The toilet table is very elaborate and placed in the center of the room. Getting ready for the day includes cleansing her skin with cosmetics, using astringents, and adding a whitener. White paint is then applied and dusted with a scented powder. Rouge reddens her cheeks, and pomade glosses her lips. Because the Queen suffered from smallpox as a child, she sometimes adds the ever-popular mouches. The finishing touch is one of the Queen’s favourite scents, usually Eau de fleur d’oranger, orange blossom water that she wears regularly.
A specific protocol is enacted for dressing the Queen as described:
“The lady of honour handed her chemise and poured the water for her to wash her hands; the lady of the bed-chamber passed the shirt of her gown or her full dress, arranged her fichu, and clasped her necklace.”
Moreover, nothing was ever passed directly to the Queen. If the Queen wanted a glass of water, it happened in this order:
“The lackey presented a silver-gilt platter to the first waiting-woman … but if the lady of honour appeared, it was she who offered the tray, and if [someone more important entered] … the tray was pass[ed] from the hands of the lady of honour to those of the [more important person] … before reaching the Queen.”
This complicated ceremony changed towards the end of the Queen’s reign: After her hair was dressed instead of dressing in the center of her room, she was followed only by her women into her boudoir. There she dressed and found “her modiste, Mademoiselle Bertin, the supreme arbiter of fashion.”

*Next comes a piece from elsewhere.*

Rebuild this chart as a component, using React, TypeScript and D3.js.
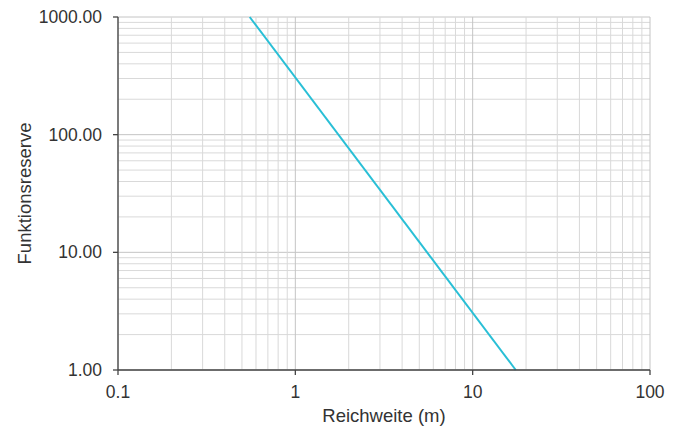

12:30 pm After the toilet is complete; the queen is accompanied by Princesse de Lamballe, “the ladies of honour and the bed-chamber, the ladies of the palace, her gentlemen-in-waiting, her chief equerry, her clergy, the princesses of the royal family.” She passes through the Salon de la Paix and the galleries on the way to mass. She and the King hear mass every day “in the tribune facing the high altar, except on days of full service, when she hear[s] it below on the carpet of velvet fringed with gold.”
1:00 pm The maître d’hôtel enters the Queen’s chambers announces dinner, and hands the Queen a menu. He is also responsible for supervising the service of dinner.
Dinner in public occurs every Sunday in the cabinet of the nobles. On that day, the ladies of the title who have the privilege sit on folding-chairs at either side of the table; the ladies without title remain standing. The Queen dines alone with the king; behind the king’s chair stands the captain of the guard and the first gentleman of the chamber; behind the queen’s chair stands her gentleman-in-waiting, her chief equerry, and her maître d’hôtel.
Dinner begins when the prince nearest the King presents a bowl to the King to wash his hands. The princess nearest the Queen performs this same service. The Queen usually dines on nothing more than a small portion of meat, and she never drinks wine. (The Queen once noted that dinner was a quick meal because “we both eat very fast.”)
1:30 pm After dinner, the Queen visits the dauphin’s apartment and then returns to her apartments with her women. She writes letters, attends to business, and reads. She also removes her pannier and the lower part of her robe. Some light gown, such as muslin or cotton, is then worn for the rest of the day.
3:00 pm The Queen revisits the King’s Aunts, and the King joins them.
4:00 pm The Abbé visits the Queen at her apartments.
5:00 pm The Queen has harpsichord or singing lessons.
6:00 pm The Queen visits the King’s aunts or takes a walk in the garden.
7:00 pm Activities such as playing cards or preparations for the evening — such as attending a play, a masked ball, or the opera — are prepared. The Queen also changes into an elaborate gown for the evening.
9:00 pm At supper, the Queen eats more than she does at dinnertime. Supper often includes “a little bouillon, the wing of a chicken, and a glass of water in which she dips some little biscuits.” If the king is not present, it is standard procedure for her to be served only by women.
11:00 pm A similar procedure to the morning procedure is repeated at bedtime. However, this time, the wardrobe woman brings a basket with a nightgown and nightcap. Stockings for the next morning are also delivered. After dressing for bed, whatever the Queen has worn is taken to the wardrobe room for repairs or cleaning. To maintain beautiful hands, the Queen often wears wax-lined gloves to bed.
The king also has a nighttime retiring ceremony known as a coucher. As the Queen waits for her husband and his attendants to arrive, her first femme de Chambre sits at the foot of her bed. After the coucher is complete, everyone leaves and then the femme de Chambre escorts the King’s men out and bolts the door. (Eventually, because the Queen began to stay up late, the Queen and King began to sleep in separate apartments, and the nighttime coucher was handled somewhat differently.)